Analysis of Incomplete Network Data

Mengjie Pan

Collecting social network data is notoriously difficult, meaning that indirectly observed or missing observations are very common. In this talk, we address two of such scenarios: inference on network measures without any direct network observations and inference of regression coefficients when important features are missing.

Direct network data is often expensive to collect because it requires soliciting connections between all members of the population. Collecting aggregate relational data (ARD), responses to questions of the form “How many of your social connections have trait k,” is much more cost effective.
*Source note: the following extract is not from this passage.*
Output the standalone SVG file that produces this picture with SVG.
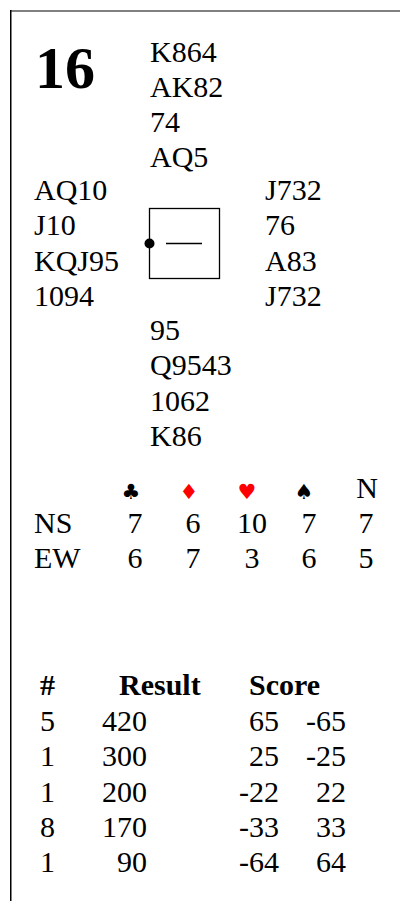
<svg xmlns="http://www.w3.org/2000/svg" width="401" height="901" viewBox="0 0 401 901">
<style>
text{font-family:"Liberation Serif","Times New Roman",serif;font-size:30px;fill:#000}
.b{font-weight:bold}
.m{text-anchor:middle}
.e{text-anchor:end}
.red{fill:#ff0000}
.suit{font-family:"DejaVu Sans",sans-serif;font-size:21px}
</style>
<rect width="401" height="901" fill="#fff"/>
<g id="frame">
<rect x="10" y="10" width="390" height="2" fill="#808080"/>
<rect x="10" y="10" width="1.5" height="891" fill="#000"/>
</g>
<g id="board"><text x="35" y="88" class="b" style="font-size:60px">16</text></g>
<g id="north">
<text x="150" y="62">K864</text>
<text x="150" y="97">AK82</text>
<text x="150" y="132">74</text>
<text x="150" y="167">AQ5</text>
</g>
<g id="west">
<text x="34" y="200">AQ10</text>
<text x="34" y="235">J10</text>
<text x="34" y="271">KQJ95</text>
<text x="34" y="306">1094</text>
</g>
<g id="east">
<text x="265" y="200">J732</text>
<text x="265" y="235">76</text>
<text x="265" y="271">A83</text>
<text x="265" y="306">J732</text>
</g>
<g id="table-box">
<rect x="149.5" y="208.5" width="70" height="70" fill="none" stroke="#000" stroke-width="1.3"/>
<circle cx="149.5" cy="243.5" r="5" fill="#000"/>
<line x1="166" y1="243.5" x2="202" y2="243.5" stroke="#000" stroke-width="1.3"/>
</g>
<g id="south">
<text x="150" y="340">95</text>
<text x="150" y="375">Q9543</text>
<text x="150" y="411">1062</text>
<text x="150" y="446">K86</text>
</g>
<g id="tricks">
<text x="131" y="499" class="m suit">♣</text>
<text x="189" y="499" class="m suit red">♦</text>
<text x="247" y="499" class="m suit red">♥</text>
<text x="304" y="499" class="m suit">♠</text>
<text x="367" y="498" class="m">N</text>
<text x="34" y="533">NS</text>
<text x="135" y="533" class="m">7</text>
<text x="193" y="533" class="m">6</text>
<text x="252" y="533" class="m">10</text>
<text x="309" y="533" class="m">7</text>
<text x="366" y="533" class="m">7</text>
<text x="34" y="568">EW</text>
<text x="135" y="568" class="m">6</text>
<text x="193" y="568" class="m">7</text>
<text x="252" y="568" class="m">3</text>
<text x="309" y="568" class="m">6</text>
<text x="366" y="568" class="m">5</text>
</g>
<g id="results">
<text x="40" y="695" class="b">#</text>
<text x="119" y="695" class="b">Result</text>
<text x="249" y="695" class="b">Score</text>
<text x="40" y="731">5</text><text x="147" y="731" class="e">420</text><text x="279" y="731" class="e">65</text><text x="346" y="731" class="e">-65</text>
<text x="40" y="766">1</text><text x="147" y="766" class="e">300</text><text x="279" y="766" class="e">25</text><text x="346" y="766" class="e">-25</text>
<text x="40" y="802">1</text><text x="147" y="802" class="e">200</text><text x="279" y="802" class="e">-22</text><text x="346" y="802" class="e">22</text>
<text x="40" y="837">8</text><text x="147" y="837" class="e">170</text><text x="279" y="837" class="e">-33</text><text x="346" y="837" class="e">33</text>
<text x="40" y="872">1</text><text x="147" y="872" class="e">90</text><text x="279" y="872" class="e">-64</text><text x="346" y="872" class="e">64</text>
</g>
</svg>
In the first part of the talk, we show that we can use ARD to estimate individual and global network properties. Building on the latent surface model proposed by McCormick and Zheng (2015), we connect ARD to a network formation model, which allows us to obtain draws from the posterior distribution over graphs given the ARD response vector. We can then compute network statistics based on these posterior samples. We demonstrate our method using evidence from simulation and replicating results from cases where the complete graph was observed.

In the second part of the talk, we discuss how we make inference on coefficients where the outcome of a linear regression is the interaction between a pair of nodes and there are unobserved clusters of nodes. Building on exchangeable errors proposed by Marrs, McCormick, and Fosdick (2017), we propose block-exchangeable errors and a two-step procedure for estimation of the standard errors.